Due to the popularity and feedback from the March Q&A, Callie Swingle from WC Smith Companies will give us further highlights regarding how DC Water's changes apply to your projects. Ms. Swingle will discuss how DC Water determines the size of a meter for project installs and how this can be affected by the "flow" rate of the supply lines in the area, along with the impact for meters in lower-flowing areas sometimes having to be larger to get the required total volume of water where it needs to be.
When meters were not a major cost factor, meter fees were not a big deal. Last year, DC Water imposed a monthly "System Replacement Fee" that is indexed to meter size. On top of that, DC Water is about to impose a new, one-time "System Availability Fee" that is also indexed to meter size, with fees ranging as high as $796,654 that are to be paid as early plans are reviewed and "approved" by DC Water – prior to the issuance of any building permit.
Ms. Swingle will have Excel worksheets for you to consider and keep for future reference. She will also discuss whether the range of meter models is 1) appropriate for an era when many fixtures use far less water per use than they did when the standards were adopted and 2) compliant to meet both the lower-volume needs for most domestic uses as compared with fire suppression.
The information provided may also help determine how you might collar existing or reduce the size of new or larger meters for possible savings under the System Availability Fee and reduce other meter size based fees that are paid each month.
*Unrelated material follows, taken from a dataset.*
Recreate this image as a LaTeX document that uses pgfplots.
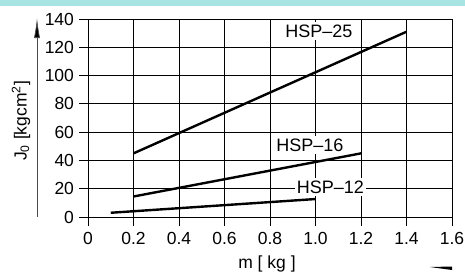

About Ms. Swingle: Before she joined WC Smith Companies as a project manager, Ms. Swingle was a supervisor at the DC Water Permit Operations Department between 2009-2014 where she reviewed and approved permit applications for new water services. She hopes that by informing you of underlying details, you can better understand the existing and proposed fees and address any challenges the new domestic metering and System Availability Fees present.